It comes after Tweedy last month announced that he would be donating 5% of his songwriting royalties to Black Lives Matter moving forwards.
“The modern music industry is built almost entirely on Black art. The wealth that rightfully belonged to Black artists was stolen outright and to this day continues to grow outside their communities,” he wrote at the time.
Now, talking to Rolling Stone in a new interview, Tweedy set out his vision for a wider set of reparations from the music industry as a whole.
“It’s not an exaggeration to say our culture wouldn’t be our culture without black genius. There’s a shameful history there, and there are things the industry should still be ashamed of. There are things about the way Black artists are treated today that are different and unfair. It isn’t an equal playing field.”
Tweedy added: “I’m hoping to be able to put together a coalition of black community leaders and people within the music industry that would help me administer and direct and be somewhat of a board of trustees.

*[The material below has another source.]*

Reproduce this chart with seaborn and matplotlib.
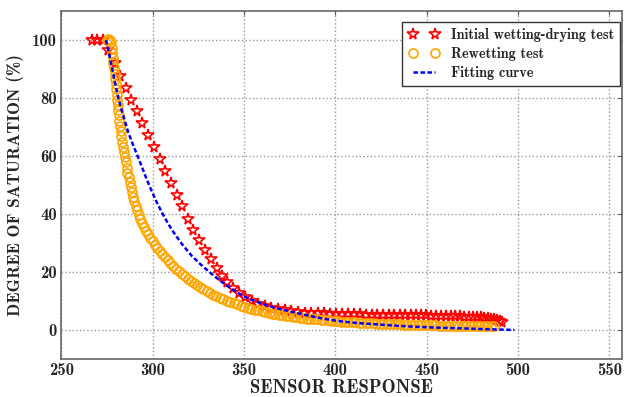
import numpy as np
import matplotlib
matplotlib.use('Agg')
import matplotlib.pyplot as plt
import seaborn as sns

# ── Data ───────────────────────────────────────────────────
# Initial wetting-drying test (red stars)
initial_x = [266.7, 269.8, 272.7, 275.5, 279.3, 282.2, 285.4, 288.3, 291.4, 294.4,
             297.7, 300.7, 303.9, 307.0, 310.1, 313.2, 316.3, 319.4, 322.3, 325.6,
             328.7, 331.8, 335.1, 337.8, 340.9, 344.2, 347.4, 350.5, 354.2, 357.8,
             361.5, 365.1, 368.7, 372.4, 376.0, 379.7, 383.3, 386.8, 390.3, 393.7,
             397.1, 400.5, 403.8, 407.1, 410.4, 413.6, 416.8, 420.0, 423.1, 426.2,
             429.3, 432.3, 435.3, 438.3, 441.2, 444.1, 447.0, 449.8, 452.6, 455.3,
             458.0, 460.6, 463.2, 465.7, 468.2, 470.6, 473.0, 475.3, 477.5, 479.6,
             481.6, 483.5, 485.3, 487.0, 488.6, 490.0, 491.0]
initial_y = [100.0, 100.0, 100.0, 96.5, 92.0, 87.7, 83.6, 79.3, 75.4, 71.4,
             67.2, 63.1, 58.9, 54.7, 50.6, 46.6, 42.6, 38.4, 34.5, 31.0,
             27.5, 24.3, 21.3, 18.6, 16.6, 14.6, 12.9, 11.5, 10.1, 9.1,
             8.4, 7.7, 7.2, 6.9, 6.6, 6.2, 6.0, 5.9, 5.8, 5.7,
             5.6, 5.6, 5.5, 5.5, 5.4, 5.4, 5.3, 5.3, 5.3, 5.2,
             5.2, 5.2, 5.1, 5.1, 5.1, 5.0, 5.0, 5.0, 4.9, 4.9,
             4.9, 4.8, 4.8, 4.7, 4.7, 4.6, 4.6, 4.5, 4.4, 4.3,
             4.2, 4.1, 3.9, 3.7, 3.5, 3.2, 2.9]

# Rewetting test (orange circles)
rewet_x = [275.0, 275.9, 276.7, 277.3, 277.7, 278.0, 278.3, 278.6, 278.9, 279.2,
           279.5, 279.8, 280.1, 280.4, 280.7, 281.0, 281.3, 281.6, 281.9, 282.2,
           282.6, 283.0, 283.4, 283.8, 284.3, 284.8, 285.3, 285.8, 286.3, 286.9,
           287.5, 288.1, 288.7, 289.3, 290.0, 290.8, 291.6, 292.5, 293.4, 294.4,
           295.4, 296.5, 297.6, 298.8, 300.0, 301.3, 302.6, 304.0, 305.4, 306.8,
           308.3, 309.8, 311.3, 312.8, 314.4, 316.0, 317.6, 319.2, 320.9, 322.6,
           324.3, 326.0, 327.8, 329.6, 331.4, 333.2, 335.0, 336.9, 338.8, 340.7,
           342.6, 344.5, 346.4, 348.3, 350.2, 352.1, 354.0, 355.9, 357.8, 359.7,
           361.6, 363.5, 365.4, 367.3, 369.2, 371.1, 373.0, 374.9, 376.8, 378.7,
           380.6, 382.5, 384.4, 386.3, 388.2, 390.1, 392.0, 393.9, 395.8, 397.7,
           399.6, 401.5, 403.4, 405.3, 407.2, 409.1, 411.0, 412.9, 414.8, 416.7,
           418.6, 420.5, 422.4, 424.3, 426.2, 428.1, 430.0, 431.9, 433.8, 435.7,
           437.6, 439.5, 441.4, 443.3, 445.2, 447.1, 449.0, 450.9, 452.8, 454.7,
           456.6, 458.5, 460.4, 462.3, 464.2, 466.1, 468.0, 469.9, 471.8, 473.7,
           475.6, 477.5, 479.4, 481.3, 483.2, 485.1, 487.0]
rewet_y = [100.0, 100.3, 100.2, 99.2, 97.4, 95.6, 93.8, 92.0, 90.2, 88.4,
           86.6, 84.8, 83.0, 81.2, 79.4, 77.6, 75.8, 74.0, 72.2, 70.4,
           68.6, 66.8, 65.0, 63.2, 61.4, 59.6, 57.8, 56.0, 54.3, 52.6,
           50.9, 49.2, 47.6, 46.0, 44.4, 42.8, 41.3, 39.8, 38.4, 37.0,
           35.6, 34.3, 33.0, 31.8, 30.6, 29.4, 28.3, 27.2, 26.1, 25.0,
           24.0, 23.0, 22.0, 21.1, 20.2, 19.3, 18.5, 17.7, 16.9, 16.1,
           15.4, 14.7, 14.0, 13.4, 12.8, 12.2, 11.6, 11.0, 10.5, 10.0,
           9.6, 9.2, 8.8, 8.4, 8.0, 7.6, 7.3, 7.0, 6.7, 6.4,
           6.1, 5.8, 5.6, 5.4, 5.2, 5.0, 4.8, 4.7, 4.5, 4.4,
           4.2, 4.1, 3.9, 3.8, 3.7, 3.6, 3.5, 3.4, 3.3, 3.2,
           3.1, 3.0, 2.9, 2.8, 2.7, 2.7, 2.6, 2.5, 2.5, 2.4,
           2.3, 2.3, 2.2, 2.2, 2.1, 2.1, 2.0, 2.0, 1.9, 1.9,
           1.8, 1.8, 1.8, 1.7, 1.7, 1.7, 1.6, 1.6, 1.6, 1.6,
           1.5, 1.5, 1.5, 1.5, 1.4, 1.4, 1.4, 1.4, 1.4, 1.3,
           1.3, 1.3, 1.3, 1.3, 1.2, 1.2, 1.2]

# Fitting curve (blue dashed)
fit_x = [274.5, 276.0, 277.7, 279.5, 281.3, 283.2, 285.0, 286.8, 289.5, 292.2,
         294.1, 296.8, 299.6, 302.5, 305.9, 308.6, 311.4, 315.9, 321.4, 326.0,
         329.6, 333.2, 337.8, 342.3, 347.8, 353.3, 360.5, 367.9, 375.0, 384.0,
         393.3, 402.4, 411.6, 420.7, 429.8, 440.0, 455.0, 470.0, 485.0, 498.0]
fit_y = [100.0, 96.0, 90.8, 85.2, 80.0, 75.6, 71.8, 68.0, 63.6, 59.4,
         56.4, 52.0, 47.8, 43.8, 39.6, 36.6, 33.8, 29.8, 25.6, 22.8,
         20.8, 18.9, 16.6, 14.6, 12.4, 10.6, 8.9, 7.5, 6.4, 5.1,
         3.9, 3.0, 2.4, 2.0, 1.6, 1.2, 0.8, 0.5, 0.2, 0.0]

x_ticks = [250, 300, 350, 400, 450, 500, 550]
y_ticks = [0, 20, 40, 60, 80, 100]

# ── Style ──────────────────────────────────────────────────
sns.set_style('whitegrid', {'grid.linestyle': ':', 'grid.color': '#9a9a9a',
                            'axes.edgecolor': '#555555',
                            'xtick.direction': 'in', 'ytick.direction': 'in'})
plt.rcParams['font.family'] = ['cmb10', 'DejaVu Serif']
plt.rcParams['axes.unicode_minus'] = False
plt.rcParams['mathtext.fontset'] = 'cm'

fig, ax = plt.subplots(figsize=(6.24, 3.97), dpi=100)
fig.subplots_adjust(left=0.098, right=0.997, bottom=0.096, top=0.972)

sns.lineplot(x=initial_x, y=initial_y, ax=ax, sort=False, estimator=None,
             linestyle='none', marker='*', markersize=8.5, markerfacecolor='none',
             markeredgecolor='red', markeredgewidth=1.2, color='red',
             label='Initial wetting-drying test')
sns.lineplot(x=rewet_x, y=rewet_y, ax=ax, sort=False, estimator=None,
             linestyle='none', marker='o', markersize=6.5, markerfacecolor='none',
             markeredgecolor='orange', markeredgewidth=1.2, color='orange',
             label='Rewetting test')
sns.lineplot(x=fit_x, y=fit_y, ax=ax, sort=False, estimator=None,
             color='blue', linewidth=1.8, dashes=False, label='Fitting curve')
ax.lines[-1].set_dashes((1.8, 1.0))

ax.set_xlim(250, 557)
ax.set_ylim(-10, 110)
ax.set_xticks(x_ticks)
ax.set_yticks(y_ticks)
ax.grid(True, linestyle=':', linewidth=1.0, color='#9a9a9a')
ax.tick_params(axis='both', which='both', direction='in', length=3,
               top=True, right=True, labelsize=12, pad=3, color='#555555')
for s in ax.spines.values():
    s.set_linewidth(1.2)
    s.set_color('#666666')

ax.set_xlabel('SENSOR RESPONSE', fontsize=13.5, labelpad=1)
ax.set_ylabel('DEGREE OF SATURATION (%)', fontsize=12.4, labelpad=6)

leg = ax.legend(loc='upper right', bbox_to_anchor=(0.9964, 0.969), borderaxespad=0,
                numpoints=2, fontsize=10.3, frameon=True, fancybox=False,
                handlelength=2.2, borderpad=0.4, labelspacing=0.38)
leg.get_frame().set_edgecolor('#333333')
leg.get_frame().set_linewidth(1.0)
leg.get_frame().set_alpha(1)

plt.savefig('out.png', dpi=100)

“We’re in the early stages of that, and there’s still an opportunity, in the short term, to continue the discussion as best we can with BMI, and start there, because it’s where I’m registered.”
The frontman also said that he’s looked to his children for advice on how to implement the plans, saying: “They’re both very committed to the community and the cause. They’re in a position where, like a lot of white people trying to be good allies and trying to understand what our role is moving forward, are advocating for a lot of listening and a lot of following.
“I just think that it was important for a white artist to be the one to come out and address this openly, as a conversation starter,” he affirmed.
Tweedy’s Wilco made their comeback last year with new full-length album ‘Ode To Joy’, which NME called “a quietly triumphant return to form” in a four-star album review.